Pull each line holding the word "this" from the data.

[Supplied information]

= = = = =

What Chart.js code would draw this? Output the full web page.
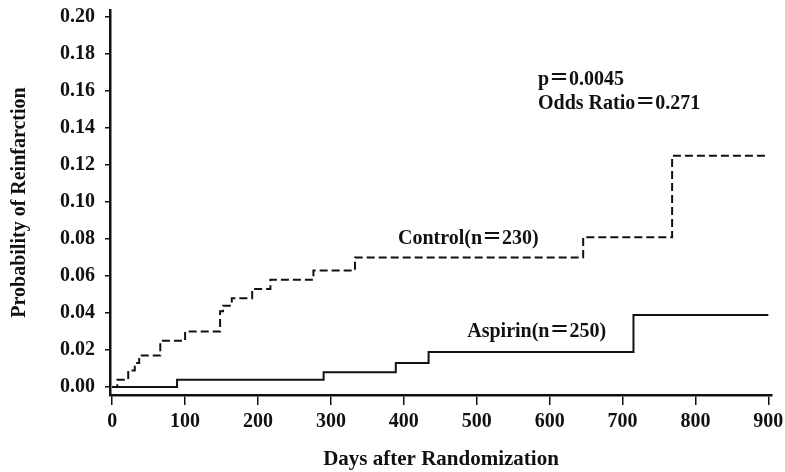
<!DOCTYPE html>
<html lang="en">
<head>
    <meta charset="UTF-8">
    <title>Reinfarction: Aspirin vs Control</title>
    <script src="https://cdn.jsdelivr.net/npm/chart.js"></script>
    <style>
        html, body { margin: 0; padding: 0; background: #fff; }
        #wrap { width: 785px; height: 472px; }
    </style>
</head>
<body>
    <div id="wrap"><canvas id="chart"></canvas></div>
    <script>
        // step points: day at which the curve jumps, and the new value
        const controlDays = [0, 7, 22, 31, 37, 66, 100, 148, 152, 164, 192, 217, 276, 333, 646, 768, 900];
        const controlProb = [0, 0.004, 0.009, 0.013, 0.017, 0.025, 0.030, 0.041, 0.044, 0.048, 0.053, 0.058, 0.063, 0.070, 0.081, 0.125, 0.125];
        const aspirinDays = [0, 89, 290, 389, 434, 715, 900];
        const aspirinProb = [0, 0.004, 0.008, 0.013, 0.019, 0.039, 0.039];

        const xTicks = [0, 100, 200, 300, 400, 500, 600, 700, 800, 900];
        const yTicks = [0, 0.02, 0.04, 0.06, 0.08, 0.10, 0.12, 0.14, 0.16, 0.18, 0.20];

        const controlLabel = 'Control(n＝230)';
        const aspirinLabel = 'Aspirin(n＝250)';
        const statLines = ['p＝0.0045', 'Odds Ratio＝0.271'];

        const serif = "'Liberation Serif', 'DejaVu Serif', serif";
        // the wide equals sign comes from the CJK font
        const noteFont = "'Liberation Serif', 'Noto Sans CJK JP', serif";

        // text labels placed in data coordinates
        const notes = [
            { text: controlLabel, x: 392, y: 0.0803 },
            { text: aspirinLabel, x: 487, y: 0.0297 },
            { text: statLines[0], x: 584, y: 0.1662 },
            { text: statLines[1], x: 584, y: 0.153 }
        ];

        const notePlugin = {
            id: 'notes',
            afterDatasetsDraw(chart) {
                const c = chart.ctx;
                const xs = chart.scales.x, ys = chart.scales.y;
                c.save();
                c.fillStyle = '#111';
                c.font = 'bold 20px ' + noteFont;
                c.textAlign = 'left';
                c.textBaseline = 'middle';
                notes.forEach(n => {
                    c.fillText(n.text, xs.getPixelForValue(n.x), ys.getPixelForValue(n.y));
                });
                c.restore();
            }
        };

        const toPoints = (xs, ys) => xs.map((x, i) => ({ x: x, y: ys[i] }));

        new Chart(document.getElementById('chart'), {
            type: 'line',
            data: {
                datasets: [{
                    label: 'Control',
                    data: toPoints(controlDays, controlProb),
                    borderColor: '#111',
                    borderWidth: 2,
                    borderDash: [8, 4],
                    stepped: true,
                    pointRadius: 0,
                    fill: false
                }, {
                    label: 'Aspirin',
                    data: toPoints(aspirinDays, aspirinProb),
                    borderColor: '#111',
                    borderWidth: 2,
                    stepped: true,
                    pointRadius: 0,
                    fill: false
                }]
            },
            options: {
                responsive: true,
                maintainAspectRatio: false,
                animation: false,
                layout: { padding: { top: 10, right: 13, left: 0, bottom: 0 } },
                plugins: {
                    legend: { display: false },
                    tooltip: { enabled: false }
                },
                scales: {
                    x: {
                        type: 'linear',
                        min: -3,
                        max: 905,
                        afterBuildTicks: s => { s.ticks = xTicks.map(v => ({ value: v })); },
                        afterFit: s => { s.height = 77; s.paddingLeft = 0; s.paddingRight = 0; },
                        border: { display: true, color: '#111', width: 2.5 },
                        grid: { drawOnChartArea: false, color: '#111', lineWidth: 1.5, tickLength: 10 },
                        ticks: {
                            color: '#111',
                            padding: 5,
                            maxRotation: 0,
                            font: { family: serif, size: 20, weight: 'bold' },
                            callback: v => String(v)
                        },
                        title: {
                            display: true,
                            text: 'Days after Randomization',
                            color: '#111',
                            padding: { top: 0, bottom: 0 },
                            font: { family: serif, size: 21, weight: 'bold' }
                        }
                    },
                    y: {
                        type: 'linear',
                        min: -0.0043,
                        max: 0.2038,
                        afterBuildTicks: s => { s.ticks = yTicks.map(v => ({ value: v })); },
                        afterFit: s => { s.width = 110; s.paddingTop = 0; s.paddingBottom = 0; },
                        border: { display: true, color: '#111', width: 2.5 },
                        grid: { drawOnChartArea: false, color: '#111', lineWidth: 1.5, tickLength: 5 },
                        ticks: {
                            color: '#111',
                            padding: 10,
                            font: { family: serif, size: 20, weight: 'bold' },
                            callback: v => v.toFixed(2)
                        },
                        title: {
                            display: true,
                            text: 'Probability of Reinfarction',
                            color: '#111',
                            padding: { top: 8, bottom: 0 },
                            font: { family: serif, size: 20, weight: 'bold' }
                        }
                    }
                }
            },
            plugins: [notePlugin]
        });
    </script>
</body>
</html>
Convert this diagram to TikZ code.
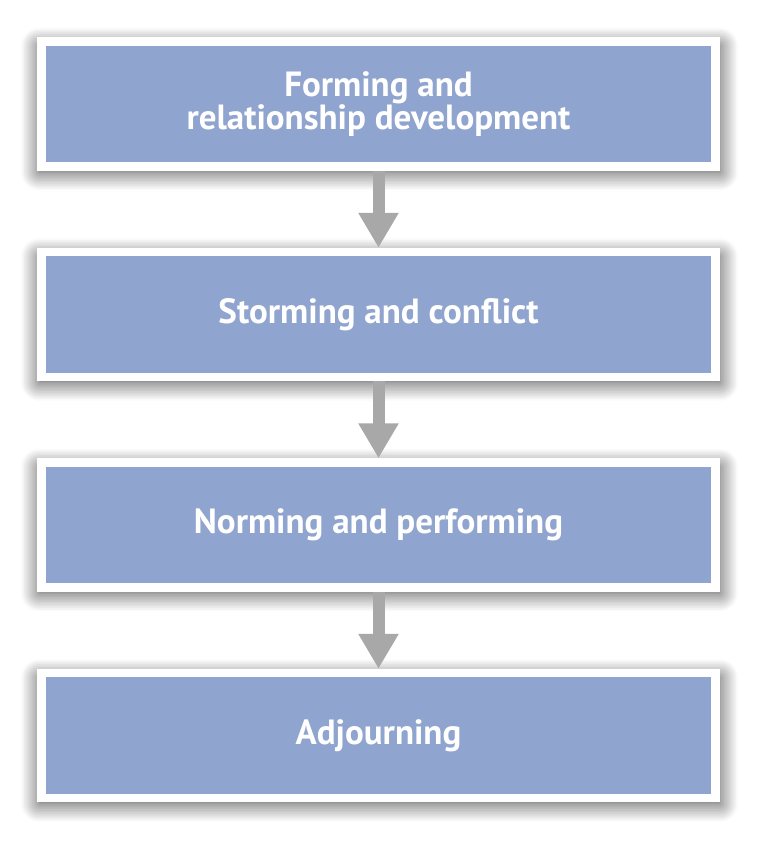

= = = = =

[Task result]
What Chart.js code would draw this? Output the full web page.
Convert this diagram to TikZ code.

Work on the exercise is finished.